Before I could ask him why they’d killed the Yosts in the way they had, he said: ‘We had some good fortune too. In the time between Ana and Stourcroft first agreeing the idea of an Invisible Ripper book in 2006, and Stourcroft coming to research and write it in early 2008, the witness that saw me at Simmons’s house back in 1952 – with my mask and my “nervous tic” – suffered a stroke. She couldn’t talk, and it wasn’t going to get any better for her. We thought we were in the clear.’
‘But you weren’t.’
‘No. We may have got rid of the paperwork before Ana had a chance to pass it on to Stourcroft, but what we found out later was that Ana had mentioned to Stourcroft
verbally
that Simmons’s neighbour had had some kind of knee problem – only once, but once was always enough for Ms Stourcroft.’

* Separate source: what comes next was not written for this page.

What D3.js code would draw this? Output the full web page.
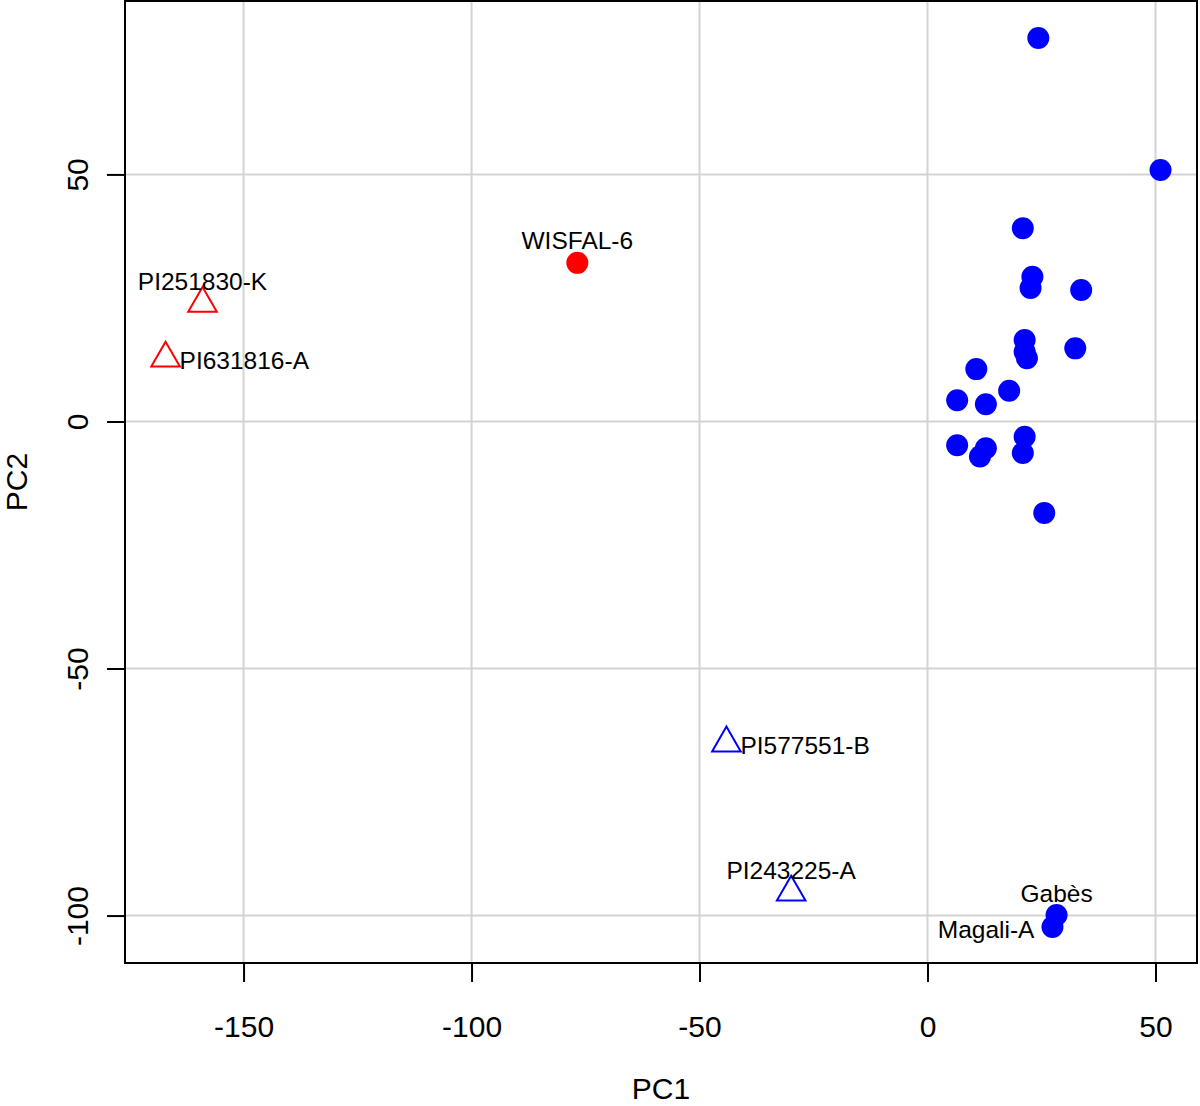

It took me a moment to catch up. In 2008, the year before Carla Stourcroft published
Invisible Ripper
, she’d interviewed another contemporary of Eldon Simmons’s, Winston Cowdrey, at his flat in Wapping. They’d talked about the years Cowdrey had spent living in the same building as Simmons, and Cowdrey had mentioned seeing someone on the pier – in a mask.
Stourcroft must have felt like she’d been gut-punched. A year before that, Ana Yost had disappeared from a party, after talking to a man in a mask. Now a man in a mask was out on Wapping Pier. She wouldn’t have been able to see all the links then, but, if nothing else, she wanted to find out what was going on at the pier, a place she already knew so much about from writing
A Seaside in the City
. So, in 2010, after publishing
Invisible Ripper
, she returned to see
Calvin East, sniffing another story on the wind: that the man in the mask was responsible for the disappearance of Ana Yost; and that the pier had a secret.
Something else fell into place for me too. ‘She saw you,’ I said. ‘The second time that Stourcroft went to the museum to see East, in 2010 – she saw you there.’
‘Correct. I was sitting in Gary’s office, waiting for him to take me home, when I looked up and spotted her in the corridor, talking to Calvin. She was just staring at me. Eventually, I realized why: I was playing with my knee again.’